:: Task requirements ::
Reproduce, word for word, the span of lines starting at the line holding "Clone this chart in Bokeh." and ending at the line holding "t2=t2, t3=t3, t4=t4))". Omit every picture.

(Code that draws figures)

---

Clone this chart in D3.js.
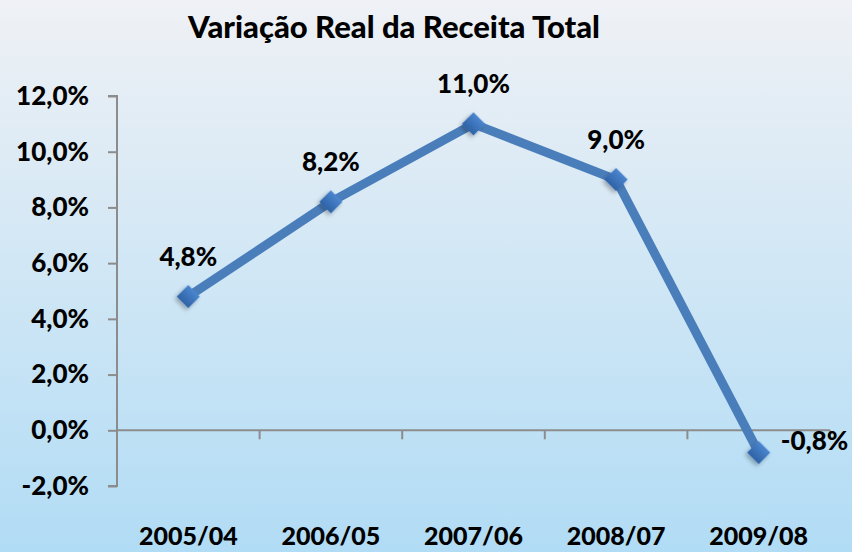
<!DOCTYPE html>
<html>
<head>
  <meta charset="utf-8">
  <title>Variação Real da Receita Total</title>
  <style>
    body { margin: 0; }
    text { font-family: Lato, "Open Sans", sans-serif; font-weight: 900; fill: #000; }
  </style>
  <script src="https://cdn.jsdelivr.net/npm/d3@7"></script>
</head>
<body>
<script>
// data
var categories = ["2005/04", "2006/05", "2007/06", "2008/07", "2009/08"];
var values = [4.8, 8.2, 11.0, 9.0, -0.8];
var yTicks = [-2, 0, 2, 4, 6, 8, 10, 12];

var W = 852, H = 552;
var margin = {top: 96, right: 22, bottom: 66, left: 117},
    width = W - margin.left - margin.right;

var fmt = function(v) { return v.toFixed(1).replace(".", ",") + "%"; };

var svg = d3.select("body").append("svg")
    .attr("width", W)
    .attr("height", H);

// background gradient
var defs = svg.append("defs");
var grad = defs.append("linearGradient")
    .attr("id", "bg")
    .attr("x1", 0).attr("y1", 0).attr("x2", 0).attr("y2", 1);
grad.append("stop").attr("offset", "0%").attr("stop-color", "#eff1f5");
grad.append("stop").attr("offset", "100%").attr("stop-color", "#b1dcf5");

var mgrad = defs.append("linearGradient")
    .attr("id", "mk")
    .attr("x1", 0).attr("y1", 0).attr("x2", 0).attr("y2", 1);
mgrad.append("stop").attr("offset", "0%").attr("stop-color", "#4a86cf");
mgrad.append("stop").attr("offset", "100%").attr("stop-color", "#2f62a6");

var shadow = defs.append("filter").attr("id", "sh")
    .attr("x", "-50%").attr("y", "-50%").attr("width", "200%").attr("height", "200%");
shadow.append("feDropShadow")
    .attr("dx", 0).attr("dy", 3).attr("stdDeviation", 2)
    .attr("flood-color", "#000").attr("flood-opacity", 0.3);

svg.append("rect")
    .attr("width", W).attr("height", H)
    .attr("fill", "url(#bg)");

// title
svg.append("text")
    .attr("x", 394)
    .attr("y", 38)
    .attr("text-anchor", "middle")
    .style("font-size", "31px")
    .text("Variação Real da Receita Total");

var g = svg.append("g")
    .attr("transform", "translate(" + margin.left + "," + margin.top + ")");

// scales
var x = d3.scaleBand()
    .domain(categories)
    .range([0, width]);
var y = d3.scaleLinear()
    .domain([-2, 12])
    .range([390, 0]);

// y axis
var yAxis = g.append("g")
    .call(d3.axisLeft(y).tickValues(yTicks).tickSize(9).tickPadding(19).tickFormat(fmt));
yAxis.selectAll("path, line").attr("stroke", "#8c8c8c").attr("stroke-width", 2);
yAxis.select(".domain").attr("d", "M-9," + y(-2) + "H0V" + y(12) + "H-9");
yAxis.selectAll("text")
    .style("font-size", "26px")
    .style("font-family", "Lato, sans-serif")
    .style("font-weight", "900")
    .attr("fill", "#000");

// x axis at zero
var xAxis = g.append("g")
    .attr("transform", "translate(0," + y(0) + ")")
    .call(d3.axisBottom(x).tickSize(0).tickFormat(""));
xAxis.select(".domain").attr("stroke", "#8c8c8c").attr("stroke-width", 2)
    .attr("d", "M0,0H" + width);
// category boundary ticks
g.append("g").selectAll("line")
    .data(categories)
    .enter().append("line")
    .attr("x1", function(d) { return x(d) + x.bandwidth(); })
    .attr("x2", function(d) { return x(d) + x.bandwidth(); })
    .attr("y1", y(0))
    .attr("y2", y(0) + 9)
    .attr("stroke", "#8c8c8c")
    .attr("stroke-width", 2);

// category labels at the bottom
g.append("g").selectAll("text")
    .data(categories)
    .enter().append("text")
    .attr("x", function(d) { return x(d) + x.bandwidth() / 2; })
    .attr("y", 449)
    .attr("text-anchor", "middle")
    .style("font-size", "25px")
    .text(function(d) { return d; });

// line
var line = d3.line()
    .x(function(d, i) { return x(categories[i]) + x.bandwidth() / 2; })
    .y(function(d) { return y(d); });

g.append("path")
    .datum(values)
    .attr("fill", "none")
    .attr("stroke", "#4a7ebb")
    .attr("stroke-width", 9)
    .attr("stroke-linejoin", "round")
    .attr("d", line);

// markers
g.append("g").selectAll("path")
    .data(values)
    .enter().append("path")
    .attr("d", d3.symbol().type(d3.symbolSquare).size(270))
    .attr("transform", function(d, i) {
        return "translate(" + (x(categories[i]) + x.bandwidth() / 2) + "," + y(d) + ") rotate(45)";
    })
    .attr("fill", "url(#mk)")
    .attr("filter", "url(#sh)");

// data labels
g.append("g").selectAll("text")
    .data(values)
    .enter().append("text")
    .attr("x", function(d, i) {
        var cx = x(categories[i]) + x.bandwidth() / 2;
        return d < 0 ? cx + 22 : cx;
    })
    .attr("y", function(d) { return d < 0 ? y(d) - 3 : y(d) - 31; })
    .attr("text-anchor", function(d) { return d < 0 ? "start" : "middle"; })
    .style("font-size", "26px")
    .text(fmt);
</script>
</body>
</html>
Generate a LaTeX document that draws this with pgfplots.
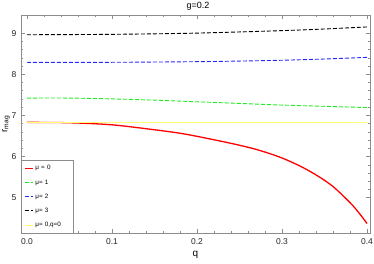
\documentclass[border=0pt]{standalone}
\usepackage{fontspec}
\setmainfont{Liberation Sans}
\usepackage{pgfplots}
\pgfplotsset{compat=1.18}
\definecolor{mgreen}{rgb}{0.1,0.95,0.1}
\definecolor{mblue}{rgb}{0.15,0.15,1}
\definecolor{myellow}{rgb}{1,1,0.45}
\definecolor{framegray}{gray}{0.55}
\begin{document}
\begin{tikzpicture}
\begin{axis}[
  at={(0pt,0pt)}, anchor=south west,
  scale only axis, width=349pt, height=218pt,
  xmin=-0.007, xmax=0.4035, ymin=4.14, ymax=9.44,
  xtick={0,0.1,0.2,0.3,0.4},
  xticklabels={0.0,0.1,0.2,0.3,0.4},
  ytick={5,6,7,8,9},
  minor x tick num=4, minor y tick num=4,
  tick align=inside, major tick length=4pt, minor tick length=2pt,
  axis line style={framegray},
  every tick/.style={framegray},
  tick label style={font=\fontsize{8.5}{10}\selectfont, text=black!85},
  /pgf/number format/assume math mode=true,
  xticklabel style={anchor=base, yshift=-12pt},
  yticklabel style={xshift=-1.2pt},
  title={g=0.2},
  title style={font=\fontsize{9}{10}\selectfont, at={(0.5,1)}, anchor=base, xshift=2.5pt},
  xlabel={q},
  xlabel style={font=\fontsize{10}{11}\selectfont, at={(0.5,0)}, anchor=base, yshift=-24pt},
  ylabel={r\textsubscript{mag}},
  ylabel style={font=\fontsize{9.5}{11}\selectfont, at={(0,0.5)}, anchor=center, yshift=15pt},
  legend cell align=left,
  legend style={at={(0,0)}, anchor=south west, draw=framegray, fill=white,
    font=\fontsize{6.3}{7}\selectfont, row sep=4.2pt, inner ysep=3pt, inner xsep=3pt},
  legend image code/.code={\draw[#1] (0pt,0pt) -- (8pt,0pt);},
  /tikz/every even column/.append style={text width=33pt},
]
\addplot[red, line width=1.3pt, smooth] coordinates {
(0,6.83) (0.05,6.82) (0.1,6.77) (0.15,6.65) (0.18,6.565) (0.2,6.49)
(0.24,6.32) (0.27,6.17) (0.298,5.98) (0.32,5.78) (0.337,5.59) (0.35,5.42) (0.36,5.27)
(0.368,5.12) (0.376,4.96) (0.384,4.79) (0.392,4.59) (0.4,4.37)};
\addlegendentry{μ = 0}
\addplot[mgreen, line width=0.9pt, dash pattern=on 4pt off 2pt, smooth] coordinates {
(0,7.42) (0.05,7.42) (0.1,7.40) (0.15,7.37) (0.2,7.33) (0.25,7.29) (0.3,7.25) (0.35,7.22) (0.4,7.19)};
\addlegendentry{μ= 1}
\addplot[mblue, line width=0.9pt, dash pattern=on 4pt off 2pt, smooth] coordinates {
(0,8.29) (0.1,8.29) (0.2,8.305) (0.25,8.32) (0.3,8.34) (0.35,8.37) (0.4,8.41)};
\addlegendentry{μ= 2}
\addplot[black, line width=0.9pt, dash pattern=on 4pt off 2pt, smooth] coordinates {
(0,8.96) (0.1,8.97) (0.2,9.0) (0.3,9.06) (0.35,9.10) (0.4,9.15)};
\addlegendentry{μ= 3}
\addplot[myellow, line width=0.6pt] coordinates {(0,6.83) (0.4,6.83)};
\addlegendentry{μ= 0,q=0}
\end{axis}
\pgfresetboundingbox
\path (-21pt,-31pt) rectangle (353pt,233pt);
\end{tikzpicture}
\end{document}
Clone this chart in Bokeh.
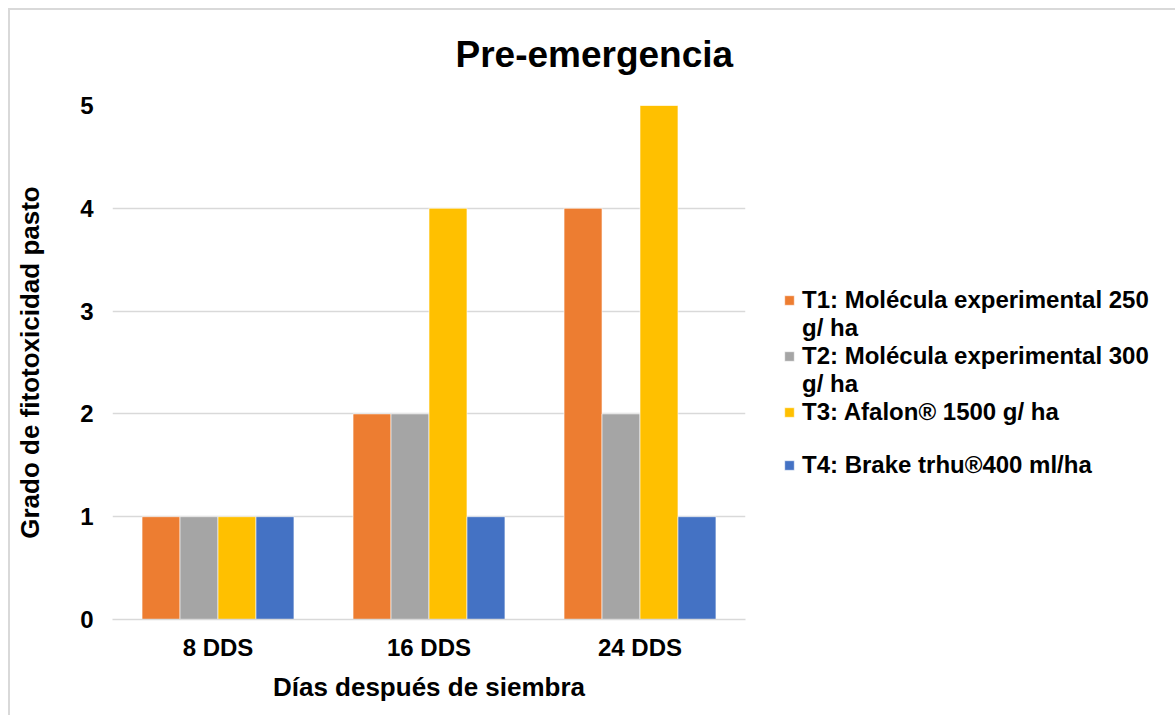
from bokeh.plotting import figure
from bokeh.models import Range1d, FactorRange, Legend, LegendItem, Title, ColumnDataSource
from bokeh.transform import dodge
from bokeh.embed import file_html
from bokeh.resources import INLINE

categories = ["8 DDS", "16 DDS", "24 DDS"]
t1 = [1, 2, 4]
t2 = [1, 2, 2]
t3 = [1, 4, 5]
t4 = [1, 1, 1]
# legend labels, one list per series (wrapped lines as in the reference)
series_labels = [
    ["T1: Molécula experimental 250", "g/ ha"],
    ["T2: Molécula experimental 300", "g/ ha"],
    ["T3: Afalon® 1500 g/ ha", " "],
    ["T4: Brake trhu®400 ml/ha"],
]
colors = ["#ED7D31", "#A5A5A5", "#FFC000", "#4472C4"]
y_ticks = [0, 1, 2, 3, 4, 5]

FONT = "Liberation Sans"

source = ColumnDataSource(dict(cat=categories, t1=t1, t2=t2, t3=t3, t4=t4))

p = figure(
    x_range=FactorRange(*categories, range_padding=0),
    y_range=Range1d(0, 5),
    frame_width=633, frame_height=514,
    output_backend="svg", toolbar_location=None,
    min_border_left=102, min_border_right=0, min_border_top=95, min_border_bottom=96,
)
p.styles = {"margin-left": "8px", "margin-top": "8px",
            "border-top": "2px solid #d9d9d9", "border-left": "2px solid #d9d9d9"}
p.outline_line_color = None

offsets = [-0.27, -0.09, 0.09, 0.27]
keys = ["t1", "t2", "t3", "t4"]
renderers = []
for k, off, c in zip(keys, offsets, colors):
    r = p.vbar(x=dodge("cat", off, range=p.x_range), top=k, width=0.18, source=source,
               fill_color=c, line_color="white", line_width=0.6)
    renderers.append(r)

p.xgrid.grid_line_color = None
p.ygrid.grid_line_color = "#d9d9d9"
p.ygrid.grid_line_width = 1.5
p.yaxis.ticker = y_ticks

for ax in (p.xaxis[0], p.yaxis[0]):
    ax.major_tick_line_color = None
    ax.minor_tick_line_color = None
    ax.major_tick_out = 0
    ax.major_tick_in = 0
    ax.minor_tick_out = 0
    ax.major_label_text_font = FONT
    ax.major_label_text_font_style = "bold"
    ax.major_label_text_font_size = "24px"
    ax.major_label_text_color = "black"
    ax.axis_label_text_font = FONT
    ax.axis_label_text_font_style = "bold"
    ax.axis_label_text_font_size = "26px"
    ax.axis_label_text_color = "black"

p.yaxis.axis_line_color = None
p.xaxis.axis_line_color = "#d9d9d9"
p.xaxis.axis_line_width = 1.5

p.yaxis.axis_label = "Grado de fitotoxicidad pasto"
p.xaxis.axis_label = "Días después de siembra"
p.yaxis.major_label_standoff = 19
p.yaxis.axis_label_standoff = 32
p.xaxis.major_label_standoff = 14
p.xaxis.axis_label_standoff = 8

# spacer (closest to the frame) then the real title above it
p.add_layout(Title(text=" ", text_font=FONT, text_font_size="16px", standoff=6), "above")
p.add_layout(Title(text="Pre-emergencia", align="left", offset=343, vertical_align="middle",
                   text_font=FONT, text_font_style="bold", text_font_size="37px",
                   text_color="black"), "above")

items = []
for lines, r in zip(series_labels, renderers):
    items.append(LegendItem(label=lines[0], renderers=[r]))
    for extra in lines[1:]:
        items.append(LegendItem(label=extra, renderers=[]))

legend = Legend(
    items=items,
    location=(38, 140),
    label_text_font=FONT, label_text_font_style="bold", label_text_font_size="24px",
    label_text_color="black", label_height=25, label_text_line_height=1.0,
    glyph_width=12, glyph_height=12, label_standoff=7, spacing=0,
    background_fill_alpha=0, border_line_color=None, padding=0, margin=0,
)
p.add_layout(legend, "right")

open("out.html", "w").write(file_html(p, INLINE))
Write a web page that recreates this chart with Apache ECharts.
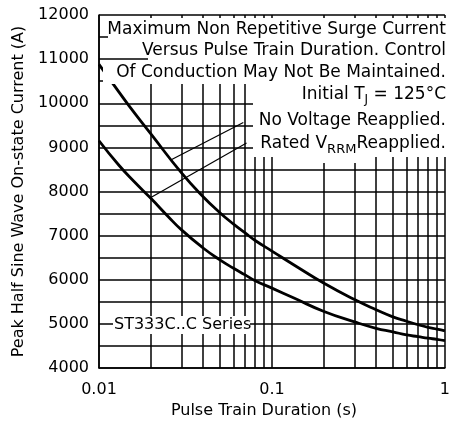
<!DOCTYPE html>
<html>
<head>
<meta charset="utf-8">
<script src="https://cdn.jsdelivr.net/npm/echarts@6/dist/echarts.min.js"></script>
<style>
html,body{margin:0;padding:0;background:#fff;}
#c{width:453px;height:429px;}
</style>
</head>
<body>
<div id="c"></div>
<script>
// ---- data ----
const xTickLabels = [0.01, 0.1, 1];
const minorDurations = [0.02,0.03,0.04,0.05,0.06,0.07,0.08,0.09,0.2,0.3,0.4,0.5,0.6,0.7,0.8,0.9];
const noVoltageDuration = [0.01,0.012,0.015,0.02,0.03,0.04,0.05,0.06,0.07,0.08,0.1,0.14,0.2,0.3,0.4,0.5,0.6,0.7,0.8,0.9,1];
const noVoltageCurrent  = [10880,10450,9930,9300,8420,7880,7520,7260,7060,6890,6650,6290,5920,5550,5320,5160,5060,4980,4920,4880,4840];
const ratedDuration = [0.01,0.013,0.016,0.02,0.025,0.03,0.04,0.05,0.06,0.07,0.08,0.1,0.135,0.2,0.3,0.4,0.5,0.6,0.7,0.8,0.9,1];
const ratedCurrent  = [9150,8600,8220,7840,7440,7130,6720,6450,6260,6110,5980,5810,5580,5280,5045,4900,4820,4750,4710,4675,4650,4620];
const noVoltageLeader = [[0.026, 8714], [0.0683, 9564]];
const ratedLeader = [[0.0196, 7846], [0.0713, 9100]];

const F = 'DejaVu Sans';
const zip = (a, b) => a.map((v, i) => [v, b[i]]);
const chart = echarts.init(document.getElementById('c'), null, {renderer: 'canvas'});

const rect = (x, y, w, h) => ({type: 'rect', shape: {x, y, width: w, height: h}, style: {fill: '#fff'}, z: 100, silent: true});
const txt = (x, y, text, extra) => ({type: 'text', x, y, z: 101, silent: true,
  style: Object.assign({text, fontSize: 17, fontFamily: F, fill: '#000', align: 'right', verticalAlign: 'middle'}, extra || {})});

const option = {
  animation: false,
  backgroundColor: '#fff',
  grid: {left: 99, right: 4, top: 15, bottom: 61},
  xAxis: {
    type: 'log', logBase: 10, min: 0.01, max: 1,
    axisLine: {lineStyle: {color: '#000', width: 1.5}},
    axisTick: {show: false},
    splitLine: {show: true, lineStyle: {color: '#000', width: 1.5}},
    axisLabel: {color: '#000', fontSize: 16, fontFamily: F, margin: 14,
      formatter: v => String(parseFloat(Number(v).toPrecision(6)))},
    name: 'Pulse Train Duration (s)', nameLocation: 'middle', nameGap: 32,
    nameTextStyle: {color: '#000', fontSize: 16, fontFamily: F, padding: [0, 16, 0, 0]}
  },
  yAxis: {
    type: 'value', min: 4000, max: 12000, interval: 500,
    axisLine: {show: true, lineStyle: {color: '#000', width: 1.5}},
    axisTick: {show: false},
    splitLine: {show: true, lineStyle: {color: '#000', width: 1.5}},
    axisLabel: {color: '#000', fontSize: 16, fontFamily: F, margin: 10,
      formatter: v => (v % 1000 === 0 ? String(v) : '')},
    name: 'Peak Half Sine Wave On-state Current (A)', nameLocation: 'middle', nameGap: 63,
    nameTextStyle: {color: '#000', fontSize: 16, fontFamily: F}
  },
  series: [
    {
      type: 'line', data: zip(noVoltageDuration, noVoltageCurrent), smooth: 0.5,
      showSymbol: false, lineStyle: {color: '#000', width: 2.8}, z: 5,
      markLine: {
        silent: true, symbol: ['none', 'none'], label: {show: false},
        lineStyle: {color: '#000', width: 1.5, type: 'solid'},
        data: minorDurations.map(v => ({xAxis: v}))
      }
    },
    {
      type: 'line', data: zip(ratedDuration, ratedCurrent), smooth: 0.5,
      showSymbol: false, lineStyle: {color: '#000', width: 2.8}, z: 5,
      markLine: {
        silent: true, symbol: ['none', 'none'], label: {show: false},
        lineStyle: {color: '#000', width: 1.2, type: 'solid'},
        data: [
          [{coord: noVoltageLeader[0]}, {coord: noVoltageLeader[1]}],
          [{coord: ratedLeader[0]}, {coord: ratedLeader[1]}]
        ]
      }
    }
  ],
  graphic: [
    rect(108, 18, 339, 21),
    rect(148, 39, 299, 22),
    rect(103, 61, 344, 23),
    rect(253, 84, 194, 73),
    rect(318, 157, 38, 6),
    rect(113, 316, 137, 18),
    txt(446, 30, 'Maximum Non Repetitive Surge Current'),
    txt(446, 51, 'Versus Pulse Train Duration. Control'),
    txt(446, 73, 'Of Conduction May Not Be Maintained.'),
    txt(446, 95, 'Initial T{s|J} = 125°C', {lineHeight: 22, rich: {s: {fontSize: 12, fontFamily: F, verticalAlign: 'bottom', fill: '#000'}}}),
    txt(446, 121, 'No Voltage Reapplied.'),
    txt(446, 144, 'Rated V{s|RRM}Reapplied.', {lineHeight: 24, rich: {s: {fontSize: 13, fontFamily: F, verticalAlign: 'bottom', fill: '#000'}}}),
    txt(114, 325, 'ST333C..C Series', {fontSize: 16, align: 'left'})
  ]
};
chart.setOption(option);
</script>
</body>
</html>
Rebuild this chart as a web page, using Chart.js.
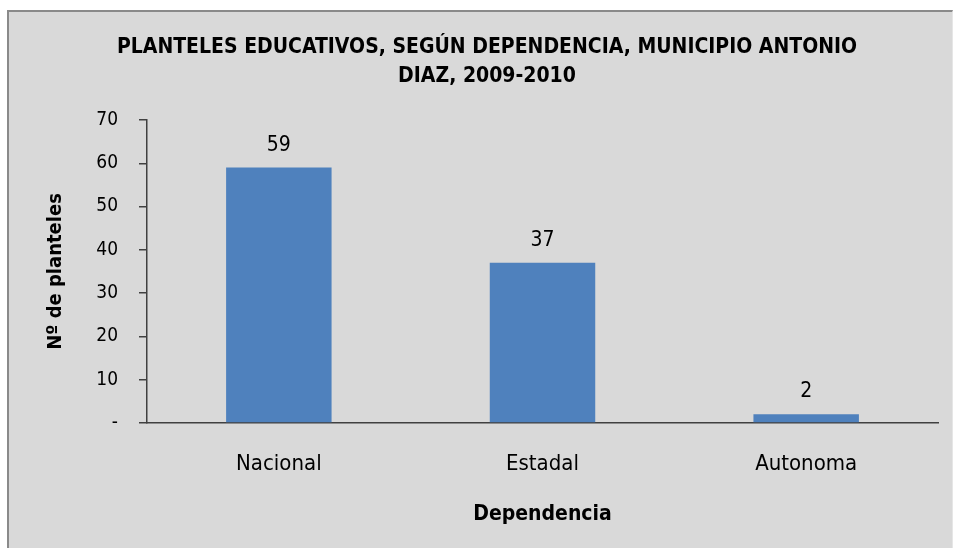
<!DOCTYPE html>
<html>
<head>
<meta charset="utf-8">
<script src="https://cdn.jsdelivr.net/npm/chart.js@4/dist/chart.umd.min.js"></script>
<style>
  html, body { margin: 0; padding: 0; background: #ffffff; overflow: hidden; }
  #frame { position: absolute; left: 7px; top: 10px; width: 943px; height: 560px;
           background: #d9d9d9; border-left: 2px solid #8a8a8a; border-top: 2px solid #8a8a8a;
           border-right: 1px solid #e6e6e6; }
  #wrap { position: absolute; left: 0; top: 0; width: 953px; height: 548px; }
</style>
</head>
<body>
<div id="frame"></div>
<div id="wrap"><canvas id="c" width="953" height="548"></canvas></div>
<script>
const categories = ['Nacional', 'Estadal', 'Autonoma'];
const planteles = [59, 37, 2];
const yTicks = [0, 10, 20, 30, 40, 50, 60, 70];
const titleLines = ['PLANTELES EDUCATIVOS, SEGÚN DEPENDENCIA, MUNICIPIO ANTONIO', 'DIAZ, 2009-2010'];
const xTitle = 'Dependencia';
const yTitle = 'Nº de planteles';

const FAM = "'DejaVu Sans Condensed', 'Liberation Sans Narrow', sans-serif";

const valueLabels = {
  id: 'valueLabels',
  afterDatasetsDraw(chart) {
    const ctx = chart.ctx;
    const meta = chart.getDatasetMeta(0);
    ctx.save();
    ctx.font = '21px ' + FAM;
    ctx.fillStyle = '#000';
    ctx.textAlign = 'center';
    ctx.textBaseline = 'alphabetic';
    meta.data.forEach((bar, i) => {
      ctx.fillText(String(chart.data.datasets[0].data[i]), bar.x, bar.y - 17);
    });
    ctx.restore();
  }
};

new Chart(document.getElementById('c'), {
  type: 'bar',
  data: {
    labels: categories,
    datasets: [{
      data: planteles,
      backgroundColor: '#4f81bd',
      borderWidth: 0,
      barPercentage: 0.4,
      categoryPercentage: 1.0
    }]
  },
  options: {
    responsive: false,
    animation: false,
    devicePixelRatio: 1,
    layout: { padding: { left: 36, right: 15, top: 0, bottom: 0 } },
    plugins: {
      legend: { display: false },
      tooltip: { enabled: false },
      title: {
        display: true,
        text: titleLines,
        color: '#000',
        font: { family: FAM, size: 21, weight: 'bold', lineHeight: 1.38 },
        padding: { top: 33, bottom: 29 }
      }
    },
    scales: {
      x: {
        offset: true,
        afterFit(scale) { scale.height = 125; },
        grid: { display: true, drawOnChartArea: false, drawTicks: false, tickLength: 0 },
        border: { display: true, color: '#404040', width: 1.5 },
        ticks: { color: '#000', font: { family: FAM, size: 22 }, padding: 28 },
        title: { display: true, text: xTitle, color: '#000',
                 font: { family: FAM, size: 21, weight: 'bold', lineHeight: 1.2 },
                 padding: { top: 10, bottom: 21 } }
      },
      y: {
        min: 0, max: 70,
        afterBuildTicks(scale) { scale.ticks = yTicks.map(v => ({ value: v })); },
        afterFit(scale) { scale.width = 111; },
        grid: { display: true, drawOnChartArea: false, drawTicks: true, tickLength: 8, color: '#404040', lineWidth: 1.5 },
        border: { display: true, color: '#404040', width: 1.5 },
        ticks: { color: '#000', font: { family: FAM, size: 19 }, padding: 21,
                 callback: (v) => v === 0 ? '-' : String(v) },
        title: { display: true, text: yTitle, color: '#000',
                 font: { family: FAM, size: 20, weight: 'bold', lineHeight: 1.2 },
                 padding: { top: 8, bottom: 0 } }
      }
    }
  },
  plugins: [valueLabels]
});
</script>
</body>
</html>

---

:: Correct answer ::
Clone this chart in Bokeh.
from bokeh.plotting import figure
from bokeh.models import Range1d, FactorRange, Legend, LegendItem, Title, ColumnDataSource
from bokeh.transform import dodge
from bokeh.embed import file_html
from bokeh.resources import INLINE

categories = ["8 DDS", "16 DDS", "24 DDS"]
t1 = [1, 2, 4]
t2 = [1, 2, 2]
t3 = [1, 4, 5]
t4 = [1, 1, 1]
# legend labels, one list per series (wrapped lines as in the reference)
series_labels = [
    ["T1: Molécula experimental 250", "g/ ha"],
    ["T2: Molécula experimental 300", "g/ ha"],
    ["T3: Afalon® 1500 g/ ha", " "],
    ["T4: Brake trhu®400 ml/ha"],
]
colors = ["#ED7D31", "#A5A5A5", "#FFC000", "#4472C4"]
y_ticks = [0, 1, 2, 3, 4, 5]

FONT = "Liberation Sans"

source = ColumnDataSource(dict(cat=categories, t1=t1, t2=t2, t3=t3, t4=t4))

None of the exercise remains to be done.